The Competition Authority of Kenya (CAK) has fined Carrefour Kes 1.1 billion for abusing buyer power over suppliers.

In a statement, CAK said Carrefour, operated by UAE-based Majid al-Futtaim, separately abused its ability to set terms for two suppliers: Pwani Oil Products Limited and Woodlands Company Limited.

CAK said its investigations had established that Carrefour charges its suppliers at least three non-negotiable rebates as high as 12 percent.

“The rebates are deductible annually and monthly and have been increasing on an annual basis, thereby significantly reducing the final pay-out to suppliers. Investigations also determined that Carrefour's suppliers are required to provide free products and pay listing fees for every new branch opened as well as post employees to the supermarket's branches.”

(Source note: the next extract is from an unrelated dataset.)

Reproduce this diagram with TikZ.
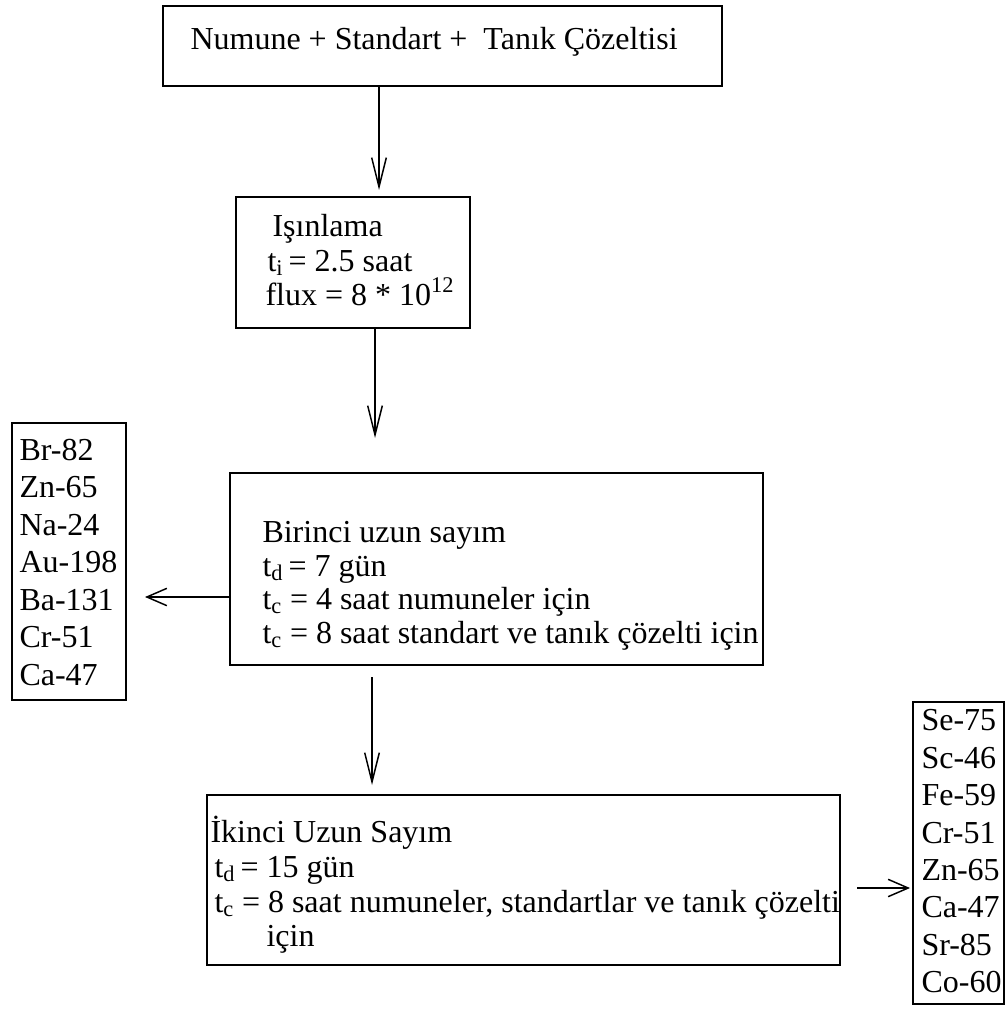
\documentclass[tikz,border=0pt]{standalone}
\usepackage{fontspec}
\setmainfont{Liberation Serif}
\usetikzlibrary{arrows.meta,fit}
\tikzset{every picture/.style={line width=0.75pt}}
\tikzset{
  kutu/.style={draw, line width=1.5pt, inner sep=0pt},
  yazi/.style={anchor=base west, inner sep=0pt, font=\fontsize{24}{28}\selectfont},
  okdik/.style={line width=1.1pt, -{Straight Barb[length=22pt,width=11pt,line width=1.1pt]}},
  okyan/.style={line width=1.1pt, -{Straight Barb[length=15pt,width=13pt,line width=1.1pt]}}
}

\begin{document}
\begin{tikzpicture}[x=0.75pt,y=0.75pt,yscale=-1,xscale=1]
\useasboundingbox (0,0) rectangle (1006,1009);

%Shape: Rectangle [numune]
\node (numune) [kutu, fit={(163,6) (722,86)}] {};
%Shape: Rectangle [isinlama]
\node (isin) [kutu, fit={(236,197) (470,328)}] {};
%Shape: Rectangle [birinci sayim]
\node (bir) [kutu, fit={(230,473) (763,665)}] {};
%Shape: Rectangle [ikinci sayim]
\node (iki) [kutu, fit={(207,795) (840,965)}] {};
%Shape: Rectangle [sol liste]
\node (sol) [kutu, fit={(12,423) (126,700)}] {};
%Shape: Rectangle [sag liste]
\node (sag) [kutu, fit={(913,702) (1004,1004)}] {};

% Text Node
\node (t0) [yazi] at (190,50) {Numune + Standart + \ Tanık Çözeltisi};
% Text Node
\node (t1) [yazi] at (272,237) {Işınlama};
\node (t2) [yazi] at (267,271) {t\textsubscript{i}\,= 2.5 saat};
\node (t3) [yazi] at (265,305) {flux = 8 * 10\textsuperscript{12}};
% Text Node
\node (t4) [yazi] at (262,542) {Birinci uzun sayım};
\node (t5) [yazi] at (262,576) {t\textsubscript{d}\,= 7 gün};
\node (t6) [yazi] at (262,609) {t\textsubscript{c} = 4 saat numuneler için};
\node (t7) [yazi] at (262,643) {t\textsubscript{c} = 8 saat standart ve tanık çözelti için};
% Text Node
\node (t8) [yazi] at (210,842) {İkinci Uzun Sayım};
\node (t9) [yazi] at (214,877) {t\textsubscript{d}\,= 15 gün};
\node (t10) [yazi] at (214,912) {t\textsubscript{c} = 8 saat numuneler, standartlar ve tanık çözelti};
\node (t11) [yazi] at (266,946) {için};

% isotope lists
\foreach \el [count=\i] in {Br-82,Zn-65,Na-24,Au-198,Ba-131,Cr-51,Ca-47}
  \node (s\i) [yazi] at (19,422.5+37.5*\i) {\el};
\foreach \el [count=\i] in {Se-75,Sc-46,Fe-59,Cr-51,Zn-65,Ca-47,Sr-85,Co-60}
  \node (r\i) [yazi] at (921,693.5+37.4*\i) {\el};

%Straight Lines [arrows]
\coordinate (u1) at (379,190);
\coordinate (u2) at (375,438);
\coordinate (u3a) at (372,677);
\coordinate (u3) at (372,785);
\coordinate (u4) at (145,597);
\coordinate (u5a) at (857,888);
\coordinate (u5) at (910,888);
\draw [okdik] (numune.south -| u1) -- (u1);
\draw [okdik] (isin.south -| u2) -- (u2);
\draw [okdik] (u3a) -- (u3);
\draw [okyan] (bir.west |- u4) -- (u4);
\draw [okyan] (u5a) -- (u5);

\end{tikzpicture}
\end{document}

“These practices amount to transfer of the retailer's costs to suppliers, which is prohibited by the Competition Act,” Carrefour said.

The regulator fined Carrefour Kes 108,327,873.60 and ordered the supermarket chain to amend all its supplier contracts and expunge clauses “that facilitate abuse of buyer power, including but not limited to the application of listing fees, collection of rebates, and unilateral delisting of suppliers.”

“The Authority has also ordered Carrefour to refund the Woodlands and Pwani Oil a total of Kes 16,757,899 in rebates deducted from their invoices as well as Kes 500,000 that was billed as marketing support (store opening/listing fees),” CAK said.

The penalty is the biggest ever handed out by CAK, it added.